SUPPLIED DATA
▽

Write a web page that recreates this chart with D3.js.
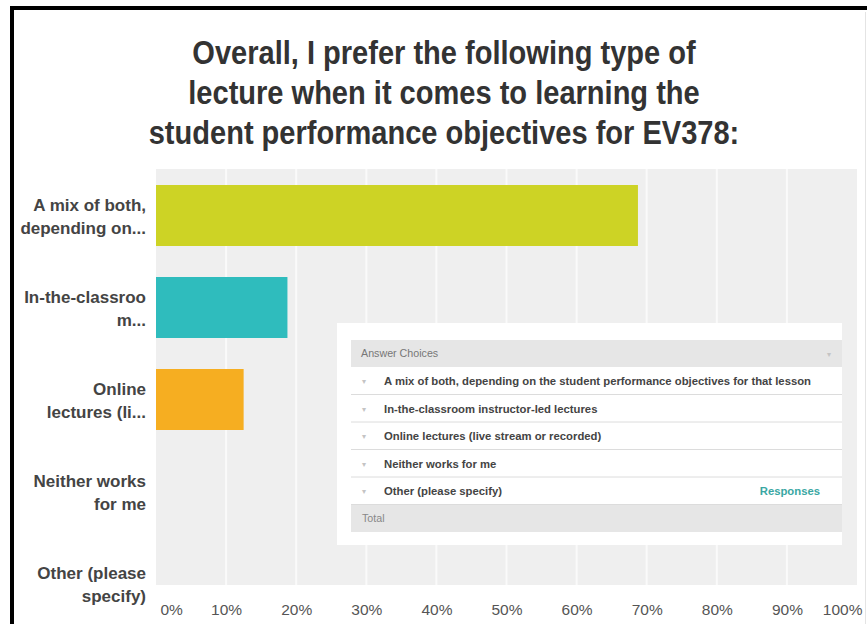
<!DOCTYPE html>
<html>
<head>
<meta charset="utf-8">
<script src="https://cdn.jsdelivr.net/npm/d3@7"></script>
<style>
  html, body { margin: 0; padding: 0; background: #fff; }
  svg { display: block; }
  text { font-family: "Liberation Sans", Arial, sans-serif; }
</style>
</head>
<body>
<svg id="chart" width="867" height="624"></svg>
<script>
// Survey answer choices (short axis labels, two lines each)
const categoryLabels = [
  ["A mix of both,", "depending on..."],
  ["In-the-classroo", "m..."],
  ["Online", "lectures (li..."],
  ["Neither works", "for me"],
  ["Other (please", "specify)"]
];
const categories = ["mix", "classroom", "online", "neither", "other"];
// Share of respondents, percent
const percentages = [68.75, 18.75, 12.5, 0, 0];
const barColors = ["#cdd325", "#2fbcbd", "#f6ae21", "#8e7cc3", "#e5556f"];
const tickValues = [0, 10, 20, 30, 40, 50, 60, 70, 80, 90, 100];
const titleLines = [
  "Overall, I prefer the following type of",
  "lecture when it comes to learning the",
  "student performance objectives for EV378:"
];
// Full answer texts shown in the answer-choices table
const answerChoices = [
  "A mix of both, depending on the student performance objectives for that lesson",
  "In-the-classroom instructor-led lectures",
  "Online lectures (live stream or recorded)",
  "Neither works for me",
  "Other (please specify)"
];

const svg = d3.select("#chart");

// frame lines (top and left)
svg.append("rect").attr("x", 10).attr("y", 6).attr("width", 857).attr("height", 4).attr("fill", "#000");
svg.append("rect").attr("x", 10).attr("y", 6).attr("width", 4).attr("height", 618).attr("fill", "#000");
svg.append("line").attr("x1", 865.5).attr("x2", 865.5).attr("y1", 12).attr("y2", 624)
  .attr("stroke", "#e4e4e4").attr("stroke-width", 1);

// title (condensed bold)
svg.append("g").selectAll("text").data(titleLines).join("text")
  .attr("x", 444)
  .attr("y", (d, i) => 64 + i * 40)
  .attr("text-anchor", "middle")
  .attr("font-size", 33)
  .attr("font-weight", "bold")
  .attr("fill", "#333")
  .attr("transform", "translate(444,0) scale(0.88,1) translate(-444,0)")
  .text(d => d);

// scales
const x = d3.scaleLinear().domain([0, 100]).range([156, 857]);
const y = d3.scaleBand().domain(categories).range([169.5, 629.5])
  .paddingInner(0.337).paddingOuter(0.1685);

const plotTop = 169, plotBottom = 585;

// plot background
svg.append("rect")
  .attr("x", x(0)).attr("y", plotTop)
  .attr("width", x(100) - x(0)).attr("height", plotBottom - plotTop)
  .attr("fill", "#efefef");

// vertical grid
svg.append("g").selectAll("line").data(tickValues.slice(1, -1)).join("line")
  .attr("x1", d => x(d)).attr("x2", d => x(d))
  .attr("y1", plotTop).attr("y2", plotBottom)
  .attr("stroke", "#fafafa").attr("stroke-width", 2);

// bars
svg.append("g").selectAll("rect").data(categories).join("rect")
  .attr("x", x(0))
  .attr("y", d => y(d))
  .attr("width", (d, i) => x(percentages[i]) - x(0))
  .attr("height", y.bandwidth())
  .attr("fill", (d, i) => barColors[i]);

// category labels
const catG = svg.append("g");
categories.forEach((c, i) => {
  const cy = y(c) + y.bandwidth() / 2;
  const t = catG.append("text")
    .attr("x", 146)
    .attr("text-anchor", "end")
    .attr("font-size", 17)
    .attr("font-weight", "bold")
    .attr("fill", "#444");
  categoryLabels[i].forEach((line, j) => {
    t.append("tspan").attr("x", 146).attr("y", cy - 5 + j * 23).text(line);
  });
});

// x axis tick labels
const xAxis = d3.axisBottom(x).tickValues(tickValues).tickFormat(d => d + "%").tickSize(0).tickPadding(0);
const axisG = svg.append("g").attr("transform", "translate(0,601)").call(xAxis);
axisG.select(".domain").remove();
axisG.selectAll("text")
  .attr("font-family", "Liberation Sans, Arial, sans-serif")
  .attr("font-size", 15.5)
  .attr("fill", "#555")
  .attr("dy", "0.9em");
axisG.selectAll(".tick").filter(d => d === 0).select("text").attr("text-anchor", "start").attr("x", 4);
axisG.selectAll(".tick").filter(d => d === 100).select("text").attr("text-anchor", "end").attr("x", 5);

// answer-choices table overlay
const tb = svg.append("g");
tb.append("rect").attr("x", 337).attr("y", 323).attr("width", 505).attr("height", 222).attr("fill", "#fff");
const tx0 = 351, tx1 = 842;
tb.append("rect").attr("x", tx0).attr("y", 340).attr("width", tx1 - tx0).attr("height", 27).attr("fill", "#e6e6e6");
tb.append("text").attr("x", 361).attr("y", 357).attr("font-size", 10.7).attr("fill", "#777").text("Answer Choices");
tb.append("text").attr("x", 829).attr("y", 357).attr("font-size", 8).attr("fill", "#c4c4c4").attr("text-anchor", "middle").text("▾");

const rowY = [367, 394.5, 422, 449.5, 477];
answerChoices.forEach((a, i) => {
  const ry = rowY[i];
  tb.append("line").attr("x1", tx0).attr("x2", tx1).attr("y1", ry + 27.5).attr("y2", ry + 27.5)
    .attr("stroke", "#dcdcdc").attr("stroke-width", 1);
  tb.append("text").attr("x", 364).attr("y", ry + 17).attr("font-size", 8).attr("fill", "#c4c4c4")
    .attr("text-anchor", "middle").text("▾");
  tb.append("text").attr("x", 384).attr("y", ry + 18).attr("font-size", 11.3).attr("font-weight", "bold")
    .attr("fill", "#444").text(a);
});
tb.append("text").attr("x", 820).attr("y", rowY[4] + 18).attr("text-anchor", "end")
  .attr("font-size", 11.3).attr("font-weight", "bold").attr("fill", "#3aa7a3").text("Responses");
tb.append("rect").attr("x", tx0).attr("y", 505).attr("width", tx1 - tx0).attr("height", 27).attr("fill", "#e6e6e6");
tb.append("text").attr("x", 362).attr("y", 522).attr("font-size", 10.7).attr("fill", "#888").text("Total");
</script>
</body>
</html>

△

INSTRUCTIONS FOR THE TASK
Every line is to be duplicated exactly, though pictures stay out.

EXPECTED ANSWER
Write a web page that recreates this chart with D3.js.
<!DOCTYPE html>
<html>
<head>
<meta charset="utf-8">
<script src="https://cdn.jsdelivr.net/npm/d3@7"></script>
<style>
  html, body { margin: 0; padding: 0; background: #fff; }
  svg { display: block; }
  text { font-family: "Liberation Sans", Arial, sans-serif; }
</style>
</head>
<body>
<svg id="chart" width="867" height="624"></svg>
<script>
// Survey answer choices (short axis labels, two lines each)
const categoryLabels = [
  ["A mix of both,", "depending on..."],
  ["In-the-classroo", "m..."],
  ["Online", "lectures (li..."],
  ["Neither works", "for me"],
  ["Other (please", "specify)"]
];
const categories = ["mix", "classroom", "online", "neither", "other"];
// Share of respondents, percent
const percentages = [68.75, 18.75, 12.5, 0, 0];
const barColors = ["#cdd325", "#2fbcbd", "#f6ae21", "#8e7cc3", "#e5556f"];
const tickValues = [0, 10, 20, 30, 40, 50, 60, 70, 80, 90, 100];
const titleLines = [
  "Overall, I prefer the following type of",
  "lecture when it comes to learning the",
  "student performance objectives for EV378:"
];
// Full answer texts shown in the answer-choices table
const answerChoices = [
  "A mix of both, depending on the student performance objectives for that lesson",
  "In-the-classroom instructor-led lectures",
  "Online lectures (live stream or recorded)",
  "Neither works for me",
  "Other (please specify)"
];

const svg = d3.select("#chart");

// frame lines (top and left)
svg.append("rect").attr("x", 10).attr("y", 6).attr("width", 857).attr("height", 4).attr("fill", "#000");
svg.append("rect").attr("x", 10).attr("y", 6).attr("width", 4).attr("height", 618).attr("fill", "#000");
svg.append("line").attr("x1", 865.5).attr("x2", 865.5).attr("y1", 12).attr("y2", 624)
  .attr("stroke", "#e4e4e4").attr("stroke-width", 1);

// title (condensed bold)
svg.append("g").selectAll("text").data(titleLines).join("text")
  .attr("x", 444)
  .attr("y", (d, i) => 64 + i * 40)
  .attr("text-anchor", "middle")
  .attr("font-size", 33)
  .attr("font-weight", "bold")
  .attr("fill", "#333")
  .attr("transform", "translate(444,0) scale(0.88,1) translate(-444,0)")
  .text(d => d);

// scales
const x = d3.scaleLinear().domain([0, 100]).range([156, 857]);
const y = d3.scaleBand().domain(categories).range([169.5, 629.5])
  .paddingInner(0.337).paddingOuter(0.1685);

const plotTop = 169, plotBottom = 585;

// plot background
svg.append("rect")
  .attr("x", x(0)).attr("y", plotTop)
  .attr("width", x(100) - x(0)).attr("height", plotBottom - plotTop)
  .attr("fill", "#efefef");

// vertical grid
svg.append("g").selectAll("line").data(tickValues.slice(1, -1)).join("line")
  .attr("x1", d => x(d)).attr("x2", d => x(d))
  .attr("y1", plotTop).attr("y2", plotBottom)
  .attr("stroke", "#fafafa").attr("stroke-width", 2);

// bars
svg.append("g").selectAll("rect").data(categories).join("rect")
  .attr("x", x(0))
  .attr("y", d => y(d))
  .attr("width", (d, i) => x(percentages[i]) - x(0))
  .attr("height", y.bandwidth())
  .attr("fill", (d, i) => barColors[i]);

// category labels
const catG = svg.append("g");
categories.forEach((c, i) => {
  const cy = y(c) + y.bandwidth() / 2;
  const t = catG.append("text")
    .attr("x", 146)
    .attr("text-anchor", "end")
    .attr("font-size", 17)
    .attr("font-weight", "bold")
    .attr("fill", "#444");
  categoryLabels[i].forEach((line, j) => {
    t.append("tspan").attr("x", 146).attr("y", cy - 5 + j * 23).text(line);
  });
});

// x axis tick labels
const xAxis = d3.axisBottom(x).tickValues(tickValues).tickFormat(d => d + "%").tickSize(0).tickPadding(0);
const axisG = svg.append("g").attr("transform", "translate(0,601)").call(xAxis);
axisG.select(".domain").remove();
axisG.selectAll("text")
  .attr("font-family", "Liberation Sans, Arial, sans-serif")
  .attr("font-size", 15.5)
  .attr("fill", "#555")
  .attr("dy", "0.9em");
axisG.selectAll(".tick").filter(d => d === 0).select("text").attr("text-anchor", "start").attr("x", 4);
axisG.selectAll(".tick").filter(d => d === 100).select("text").attr("text-anchor", "end").attr("x", 5);

// answer-choices table overlay
const tb = svg.append("g");
tb.append("rect").attr("x", 337).attr("y", 323).attr("width", 505).attr("height", 222).attr("fill", "#fff");
const tx0 = 351, tx1 = 842;
tb.append("rect").attr("x", tx0).attr("y", 340).attr("width", tx1 - tx0).attr("height", 27).attr("fill", "#e6e6e6");
tb.append("text").attr("x", 361).attr("y", 357).attr("font-size", 10.7).attr("fill", "#777").text("Answer Choices");
tb.append("text").attr("x", 829).attr("y", 357).attr("font-size", 8).attr("fill", "#c4c4c4").attr("text-anchor", "middle").text("▾");

const rowY = [367, 394.5, 422, 449.5, 477];
answerChoices.forEach((a, i) => {
  const ry = rowY[i];
  tb.append("line").attr("x1", tx0).attr("x2", tx1).attr("y1", ry + 27.5).attr("y2", ry + 27.5)
    .attr("stroke", "#dcdcdc").attr("stroke-width", 1);
  tb.append("text").attr("x", 364).attr("y", ry + 17).attr("font-size", 8).attr("fill", "#c4c4c4")
    .attr("text-anchor", "middle").text("▾");
  tb.append("text").attr("x", 384).attr("y", ry + 18).attr("font-size", 11.3).attr("font-weight", "bold")
    .attr("fill", "#444").text(a);
});
tb.append("text").attr("x", 820).attr("y", rowY[4] + 18).attr("text-anchor", "end")
  .attr("font-size", 11.3).attr("font-weight", "bold").attr("fill", "#3aa7a3").text("Responses");
tb.append("rect").attr("x", tx0).attr("y", 505).attr("width", tx1 - tx0).attr("height", 27).attr("fill", "#e6e6e6");
tb.append("text").attr("x", 362).attr("y", 522).attr("font-size", 10.7).attr("fill", "#888").text("Total");
</script>
</body>
</html>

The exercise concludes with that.